The record, as pointed out by respondent, is contrary to his argument that he was committed to the Department of Corrections because he was a resident of Cook County. The probation officer testified:
“* * * and I should emphasize that contrary to the Public Defender’s opinion, there may be placements because the boy is not a resident of our county. Not because they may or may not be available. It is my opinion that due to his age, the severity of the offense, and the totally unstructured aftercare program which may be made available to him through the use of a placement, most probably one would not be found that would be appropriate for this child.”
We find that the court did not abuse that discretion in committing the minor here to the Department of Corrections since the evidence presented, other than the criminal offenses enumerated above, was that the home of the minor was not suitable for a return thereto as it was lacking in discipline; that the minor required structured control of his activities, which was also not available at his home.
Another argument presented indirectly is that attorney Cummins was not notified of the dispositional hearing on February 3. Examination of the record discloses that subsequent to the adjudicatory hearing, the cause was continued numerous times from the date of adjudication to February 2, when attorney Cummins was present, as well as the other enumerated parties above, and the only reason the hearing did not proceed on that date was that the minor failed to appear.

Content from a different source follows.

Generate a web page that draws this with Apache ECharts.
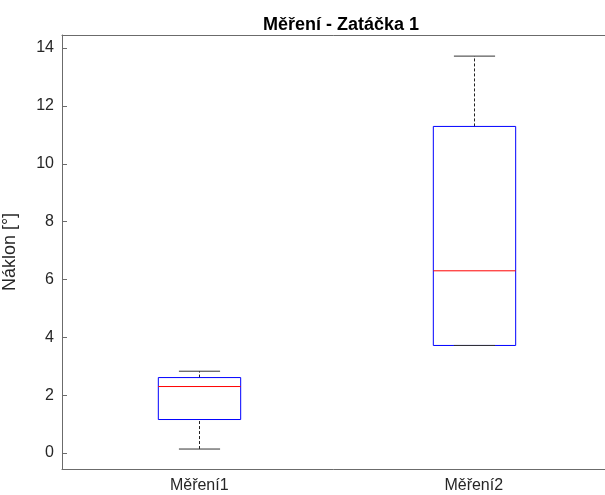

The next day the hearing was held and attorney Cummins did, in fact, appear, although he advised the court that he did not have notice. This issue was also presented in In re Williams (1975), 30 Ill. App. 3d 1025, 333 N.E.2d 674, where the court appointed counsel for the minor 15 minutes before the adjudicatory hearing was held. The court, citing United States ex rel. Williams v. Twomey, 510 F.2d 634 (7th Cir. 1975), held that this did not constitute reversible error. Unlike the situation in Williams, attorney Cummins represented the mother at many proceedings held subsequent to the detention hearing. The cause was continued at least eight times and, while an apparently undue period of time exists from the date of the detention hearing to the date of adjudication and subsequent disposition, it is to be noted that most of the continuances were had because the respondent’s mother was terminally ill and was in the hospital. It is therefore not a reflection upon the State that it took an inordinate length of time for this cause to be disposed of.
The last argument of the respondent as to his denial of due process, equal protection and the protection of the Juvenile Court Act, was intertwined with the other arguments of the respondent that we have disposed of. Inasmuch as we have determined that the court properly exercised its discretion in committing the youth to the Department of Corrections, we do not find that any constitutional issue was presented.
The order of the trial court committing the respondent herein to the Department of Corrections is therefore affirmed.
Affirmed.
SEIDENFELD and LINDBERG, JJ., concur.
The record herein, incidentally, shows that the respondent was bom May 13, 1960. Simple arithmetic, therefore, shows that he was 16 years old as of the date the petition for adjudication of wardship was filed on August 23, 1976. Additionally, the record further shows, by the report of the probation officer, that the minor was 16 years old as of the date of that report, September 9, 1976.